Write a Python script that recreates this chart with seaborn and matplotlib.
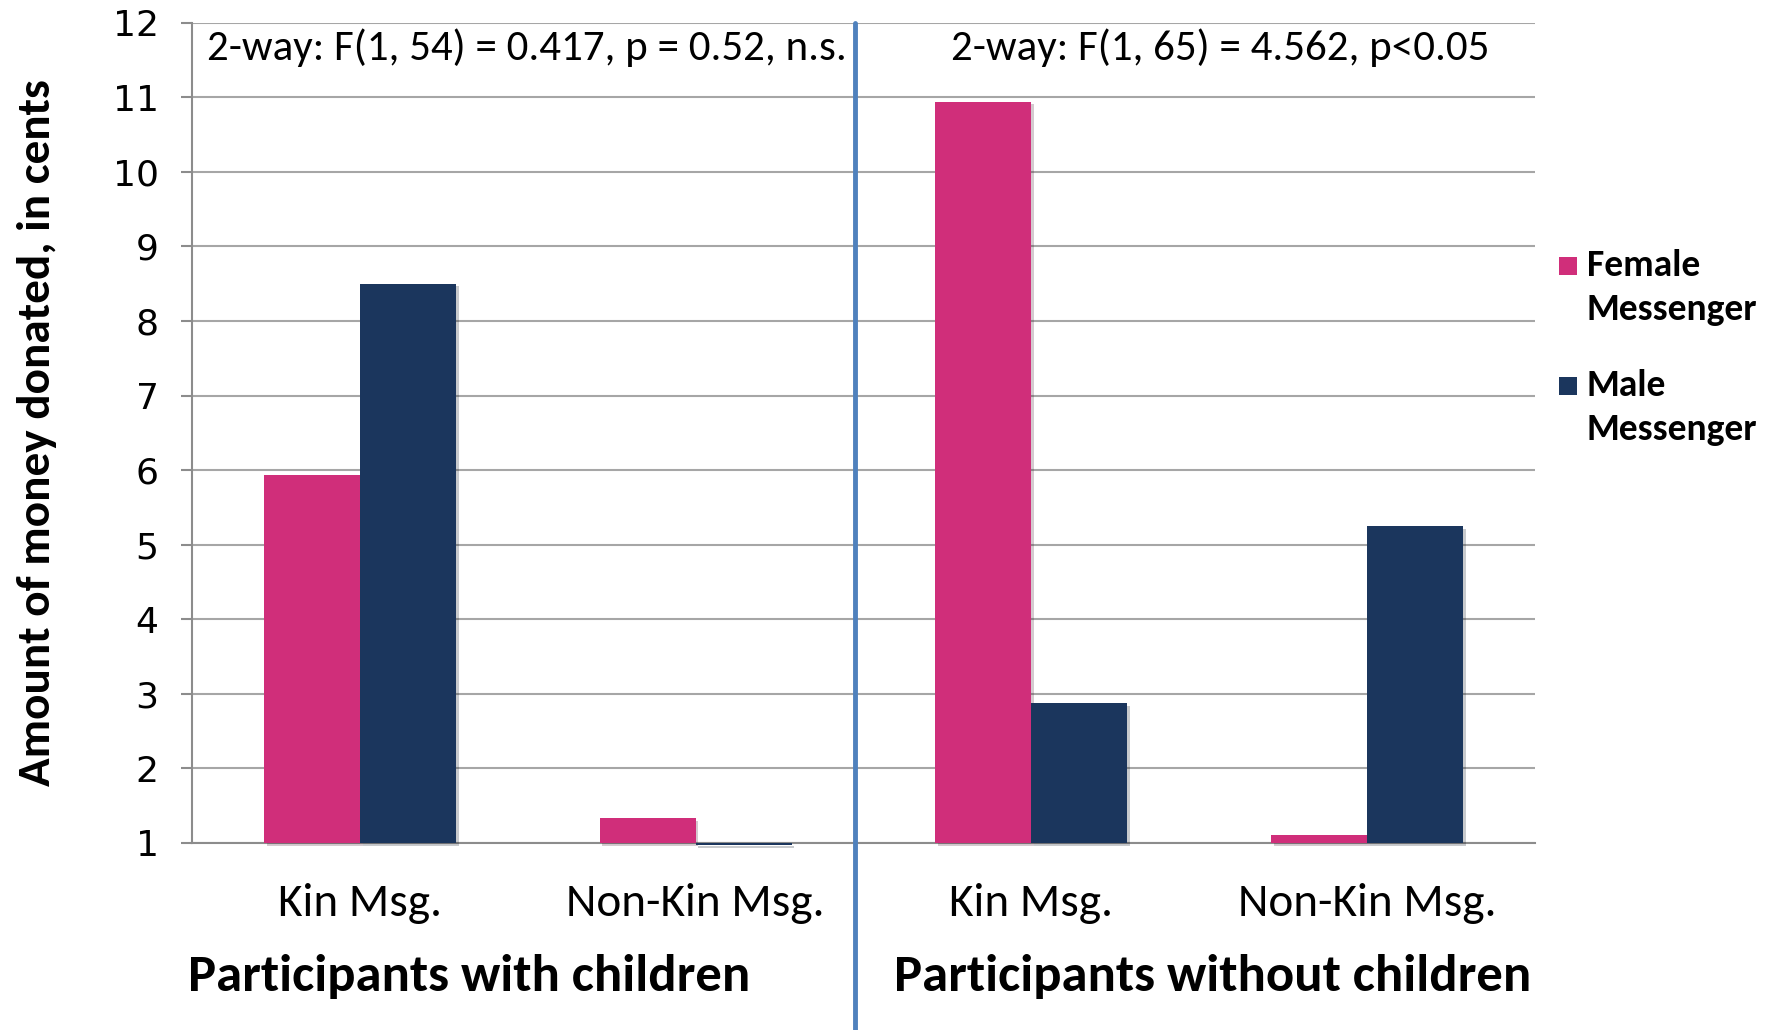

* * *

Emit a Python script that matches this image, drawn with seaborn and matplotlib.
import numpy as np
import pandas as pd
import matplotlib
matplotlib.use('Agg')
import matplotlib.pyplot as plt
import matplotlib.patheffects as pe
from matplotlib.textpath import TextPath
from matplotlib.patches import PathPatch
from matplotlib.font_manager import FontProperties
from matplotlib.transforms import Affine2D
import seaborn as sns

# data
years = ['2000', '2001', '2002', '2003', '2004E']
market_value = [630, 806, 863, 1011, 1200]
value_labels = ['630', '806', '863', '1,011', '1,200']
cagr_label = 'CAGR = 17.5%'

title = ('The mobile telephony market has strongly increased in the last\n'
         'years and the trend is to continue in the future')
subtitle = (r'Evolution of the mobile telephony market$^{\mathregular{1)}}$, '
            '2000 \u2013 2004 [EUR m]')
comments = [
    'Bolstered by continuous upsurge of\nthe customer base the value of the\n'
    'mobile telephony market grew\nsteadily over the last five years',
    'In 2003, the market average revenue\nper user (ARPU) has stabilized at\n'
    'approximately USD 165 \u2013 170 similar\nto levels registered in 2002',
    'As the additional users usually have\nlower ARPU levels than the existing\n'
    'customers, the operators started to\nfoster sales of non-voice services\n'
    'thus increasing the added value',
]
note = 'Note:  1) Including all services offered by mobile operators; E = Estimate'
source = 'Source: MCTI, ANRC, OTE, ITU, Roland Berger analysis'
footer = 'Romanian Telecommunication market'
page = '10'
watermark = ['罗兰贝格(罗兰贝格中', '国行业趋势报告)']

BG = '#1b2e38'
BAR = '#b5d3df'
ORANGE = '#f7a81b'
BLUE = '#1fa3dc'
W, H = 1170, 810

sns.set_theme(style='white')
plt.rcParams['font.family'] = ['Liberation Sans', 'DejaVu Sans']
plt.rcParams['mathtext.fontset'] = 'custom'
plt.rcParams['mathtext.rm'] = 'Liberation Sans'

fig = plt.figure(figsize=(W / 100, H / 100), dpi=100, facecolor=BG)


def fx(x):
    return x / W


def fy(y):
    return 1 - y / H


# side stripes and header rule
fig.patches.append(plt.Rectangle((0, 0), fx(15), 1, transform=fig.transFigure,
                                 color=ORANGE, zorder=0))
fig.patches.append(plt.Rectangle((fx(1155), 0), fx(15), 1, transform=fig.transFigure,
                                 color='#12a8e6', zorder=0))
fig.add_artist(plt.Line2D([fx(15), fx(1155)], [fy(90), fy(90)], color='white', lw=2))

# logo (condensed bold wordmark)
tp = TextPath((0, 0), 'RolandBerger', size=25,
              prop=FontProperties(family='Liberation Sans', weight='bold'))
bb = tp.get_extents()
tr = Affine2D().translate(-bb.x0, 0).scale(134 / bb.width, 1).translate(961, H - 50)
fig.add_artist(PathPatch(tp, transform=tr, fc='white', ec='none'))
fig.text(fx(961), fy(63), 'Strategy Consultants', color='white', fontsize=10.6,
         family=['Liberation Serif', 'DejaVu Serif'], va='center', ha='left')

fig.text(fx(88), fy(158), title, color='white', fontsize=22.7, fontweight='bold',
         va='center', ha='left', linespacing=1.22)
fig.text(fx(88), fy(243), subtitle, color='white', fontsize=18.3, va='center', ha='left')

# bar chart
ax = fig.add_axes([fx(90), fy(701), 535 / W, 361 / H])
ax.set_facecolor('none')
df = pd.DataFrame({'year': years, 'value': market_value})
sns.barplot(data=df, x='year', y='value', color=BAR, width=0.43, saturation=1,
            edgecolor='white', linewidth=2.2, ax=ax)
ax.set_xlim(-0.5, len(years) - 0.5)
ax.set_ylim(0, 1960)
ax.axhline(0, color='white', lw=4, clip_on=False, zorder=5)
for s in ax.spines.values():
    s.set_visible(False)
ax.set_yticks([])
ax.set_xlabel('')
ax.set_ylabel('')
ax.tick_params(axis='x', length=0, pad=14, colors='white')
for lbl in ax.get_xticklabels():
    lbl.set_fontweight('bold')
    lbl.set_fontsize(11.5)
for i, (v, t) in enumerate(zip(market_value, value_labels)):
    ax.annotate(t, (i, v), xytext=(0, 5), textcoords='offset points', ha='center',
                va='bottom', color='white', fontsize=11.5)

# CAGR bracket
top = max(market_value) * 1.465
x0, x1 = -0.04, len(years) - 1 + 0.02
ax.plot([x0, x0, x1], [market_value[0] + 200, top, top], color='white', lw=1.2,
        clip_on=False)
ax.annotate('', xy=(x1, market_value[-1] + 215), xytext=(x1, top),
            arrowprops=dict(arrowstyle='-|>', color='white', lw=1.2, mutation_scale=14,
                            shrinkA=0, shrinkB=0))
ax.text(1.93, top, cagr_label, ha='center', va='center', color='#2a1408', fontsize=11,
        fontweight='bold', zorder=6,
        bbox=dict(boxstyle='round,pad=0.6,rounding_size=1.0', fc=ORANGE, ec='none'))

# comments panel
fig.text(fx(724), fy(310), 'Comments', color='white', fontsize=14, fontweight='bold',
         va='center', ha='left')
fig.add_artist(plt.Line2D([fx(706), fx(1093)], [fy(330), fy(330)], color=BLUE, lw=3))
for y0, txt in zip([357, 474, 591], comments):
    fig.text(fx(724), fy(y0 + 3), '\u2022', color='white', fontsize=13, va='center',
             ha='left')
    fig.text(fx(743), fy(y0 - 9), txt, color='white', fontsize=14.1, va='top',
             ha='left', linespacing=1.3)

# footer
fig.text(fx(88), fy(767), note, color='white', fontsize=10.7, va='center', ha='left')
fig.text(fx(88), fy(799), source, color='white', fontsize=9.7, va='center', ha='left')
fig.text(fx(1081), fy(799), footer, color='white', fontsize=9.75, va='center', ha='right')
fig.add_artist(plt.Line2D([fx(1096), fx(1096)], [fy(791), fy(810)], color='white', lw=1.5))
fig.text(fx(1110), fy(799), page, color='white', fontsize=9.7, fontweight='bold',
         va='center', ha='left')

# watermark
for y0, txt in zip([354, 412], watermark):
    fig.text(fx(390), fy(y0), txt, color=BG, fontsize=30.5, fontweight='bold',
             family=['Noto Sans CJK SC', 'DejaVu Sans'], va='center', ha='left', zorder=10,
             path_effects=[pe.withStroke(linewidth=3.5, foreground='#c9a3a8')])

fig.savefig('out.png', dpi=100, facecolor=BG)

Exercise details: Using the data above, repeat exactly the lines that begin at the line with "Emit a Python" and end at the line with "import seaborn as sns", both ends included.

Finished task:
Emit a Python script that matches this image, drawn with seaborn and matplotlib.
import numpy as np
import pandas as pd
import matplotlib
matplotlib.use('Agg')
import matplotlib.pyplot as plt
import matplotlib.patheffects as pe
from matplotlib.textpath import TextPath
from matplotlib.patches import PathPatch
from matplotlib.font_manager import FontProperties
from matplotlib.transforms import Affine2D
import seaborn as sns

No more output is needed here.